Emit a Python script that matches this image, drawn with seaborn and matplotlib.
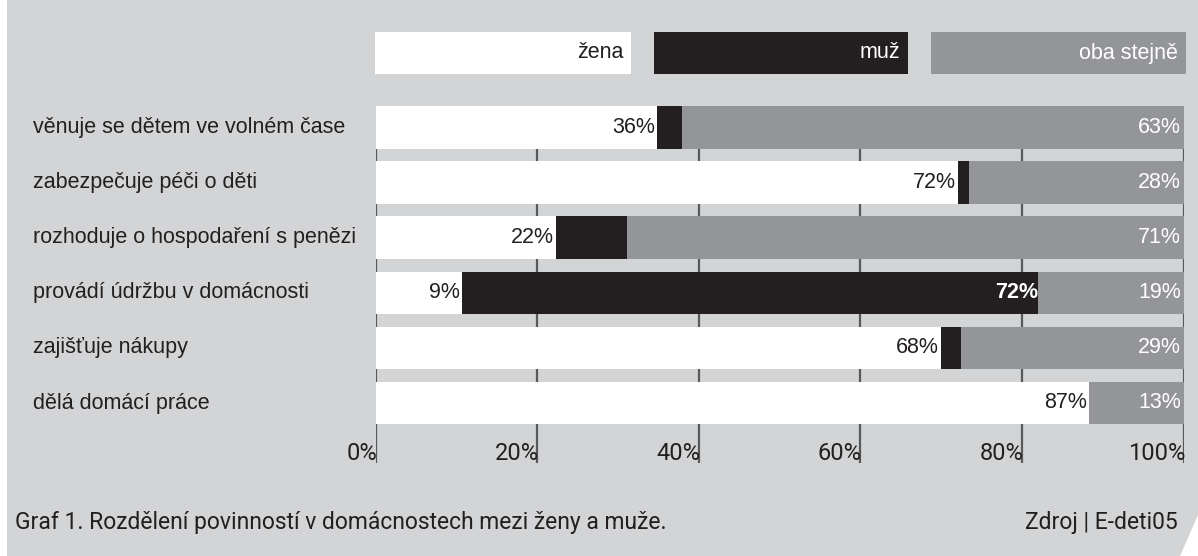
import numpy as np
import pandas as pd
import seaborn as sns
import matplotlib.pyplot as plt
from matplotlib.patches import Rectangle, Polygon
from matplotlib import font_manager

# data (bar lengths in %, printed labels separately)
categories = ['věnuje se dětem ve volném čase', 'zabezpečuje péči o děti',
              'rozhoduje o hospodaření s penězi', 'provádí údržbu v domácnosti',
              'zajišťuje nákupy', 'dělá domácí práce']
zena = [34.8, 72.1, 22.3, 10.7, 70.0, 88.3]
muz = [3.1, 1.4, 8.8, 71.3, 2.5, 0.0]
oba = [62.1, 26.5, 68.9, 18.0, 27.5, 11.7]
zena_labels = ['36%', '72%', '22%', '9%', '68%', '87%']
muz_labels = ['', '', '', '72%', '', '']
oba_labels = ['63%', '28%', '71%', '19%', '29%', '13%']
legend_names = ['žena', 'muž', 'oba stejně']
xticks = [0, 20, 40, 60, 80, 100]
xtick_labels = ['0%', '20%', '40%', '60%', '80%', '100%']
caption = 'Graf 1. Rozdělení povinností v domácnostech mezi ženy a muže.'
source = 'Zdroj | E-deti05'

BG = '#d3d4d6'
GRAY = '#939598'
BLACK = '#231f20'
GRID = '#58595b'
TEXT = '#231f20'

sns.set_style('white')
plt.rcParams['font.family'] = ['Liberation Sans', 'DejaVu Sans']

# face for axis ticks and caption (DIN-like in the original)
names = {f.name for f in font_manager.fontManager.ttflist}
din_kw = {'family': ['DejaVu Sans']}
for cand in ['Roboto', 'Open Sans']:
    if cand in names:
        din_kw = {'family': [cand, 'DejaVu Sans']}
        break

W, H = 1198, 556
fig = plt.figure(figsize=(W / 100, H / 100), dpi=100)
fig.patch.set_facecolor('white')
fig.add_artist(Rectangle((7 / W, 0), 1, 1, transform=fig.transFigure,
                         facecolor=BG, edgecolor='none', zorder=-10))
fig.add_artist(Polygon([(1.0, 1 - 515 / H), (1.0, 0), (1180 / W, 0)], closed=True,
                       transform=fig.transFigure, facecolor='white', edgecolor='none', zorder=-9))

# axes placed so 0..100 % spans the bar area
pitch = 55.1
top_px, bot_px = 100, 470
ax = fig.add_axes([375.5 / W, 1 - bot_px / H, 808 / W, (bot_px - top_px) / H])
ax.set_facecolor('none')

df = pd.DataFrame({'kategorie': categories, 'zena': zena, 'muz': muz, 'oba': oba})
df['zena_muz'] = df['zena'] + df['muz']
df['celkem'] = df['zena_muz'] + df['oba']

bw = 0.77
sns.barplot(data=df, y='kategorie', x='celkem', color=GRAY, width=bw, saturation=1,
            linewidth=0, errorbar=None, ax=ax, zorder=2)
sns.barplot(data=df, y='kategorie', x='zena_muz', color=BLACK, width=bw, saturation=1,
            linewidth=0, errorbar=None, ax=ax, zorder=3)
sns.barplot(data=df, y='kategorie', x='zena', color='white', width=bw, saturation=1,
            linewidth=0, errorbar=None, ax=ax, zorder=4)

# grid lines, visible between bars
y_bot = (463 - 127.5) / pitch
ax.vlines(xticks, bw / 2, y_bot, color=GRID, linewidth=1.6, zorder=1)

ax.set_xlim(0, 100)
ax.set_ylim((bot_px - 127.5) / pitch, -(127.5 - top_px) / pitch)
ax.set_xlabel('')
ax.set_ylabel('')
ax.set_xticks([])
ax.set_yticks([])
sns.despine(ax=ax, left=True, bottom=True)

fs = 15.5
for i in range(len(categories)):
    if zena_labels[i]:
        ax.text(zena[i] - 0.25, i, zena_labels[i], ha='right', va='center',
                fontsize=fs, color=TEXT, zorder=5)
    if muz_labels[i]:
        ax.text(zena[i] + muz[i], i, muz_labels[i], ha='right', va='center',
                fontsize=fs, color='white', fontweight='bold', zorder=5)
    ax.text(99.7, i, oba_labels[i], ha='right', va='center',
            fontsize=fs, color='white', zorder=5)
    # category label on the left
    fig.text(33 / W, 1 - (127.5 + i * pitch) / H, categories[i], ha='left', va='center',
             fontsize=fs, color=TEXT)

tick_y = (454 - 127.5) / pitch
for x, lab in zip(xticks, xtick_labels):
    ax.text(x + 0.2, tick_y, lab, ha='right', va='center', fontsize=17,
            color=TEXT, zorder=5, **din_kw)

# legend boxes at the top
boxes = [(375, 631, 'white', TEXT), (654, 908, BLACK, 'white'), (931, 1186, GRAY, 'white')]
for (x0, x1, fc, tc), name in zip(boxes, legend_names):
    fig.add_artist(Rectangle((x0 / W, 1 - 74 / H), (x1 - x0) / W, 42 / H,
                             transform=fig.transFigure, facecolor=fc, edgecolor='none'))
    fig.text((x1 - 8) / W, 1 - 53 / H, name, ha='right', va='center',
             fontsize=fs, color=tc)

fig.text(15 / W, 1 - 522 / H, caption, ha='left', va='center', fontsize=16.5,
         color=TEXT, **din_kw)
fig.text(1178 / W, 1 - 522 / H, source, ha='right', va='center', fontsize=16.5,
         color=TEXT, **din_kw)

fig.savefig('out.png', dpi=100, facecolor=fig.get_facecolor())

### Directive
Write out nothing but the lines from the start of the data through the line with "plt.rcParams['font.family'] = ['Liberation". Leave out the pictures.

### Full answer
Emit a Python script that matches this image, drawn with seaborn and matplotlib.
import numpy as np
import pandas as pd
import seaborn as sns
import matplotlib.pyplot as plt
from matplotlib.patches import Rectangle, Polygon
from matplotlib import font_manager

# data (bar lengths in %, printed labels separately)
categories = ['věnuje se dětem ve volném čase', 'zabezpečuje péči o děti',
              'rozhoduje o hospodaření s penězi', 'provádí údržbu v domácnosti',
              'zajišťuje nákupy', 'dělá domácí práce']
zena = [34.8, 72.1, 22.3, 10.7, 70.0, 88.3]
muz = [3.1, 1.4, 8.8, 71.3, 2.5, 0.0]
oba = [62.1, 26.5, 68.9, 18.0, 27.5, 11.7]
zena_labels = ['36%', '72%', '22%', '9%', '68%', '87%']
muz_labels = ['', '', '', '72%', '', '']
oba_labels = ['63%', '28%', '71%', '19%', '29%', '13%']
legend_names = ['žena', 'muž', 'oba stejně']
xticks = [0, 20, 40, 60, 80, 100]
xtick_labels = ['0%', '20%', '40%', '60%', '80%', '100%']
caption = 'Graf 1. Rozdělení povinností v domácnostech mezi ženy a muže.'
source = 'Zdroj | E-deti05'

BG = '#d3d4d6'
GRAY = '#939598'
BLACK = '#231f20'
GRID = '#58595b'
TEXT = '#231f20'

sns.set_style('white')
plt.rcParams['font.family'] = ['Liberation Sans', 'DejaVu Sans']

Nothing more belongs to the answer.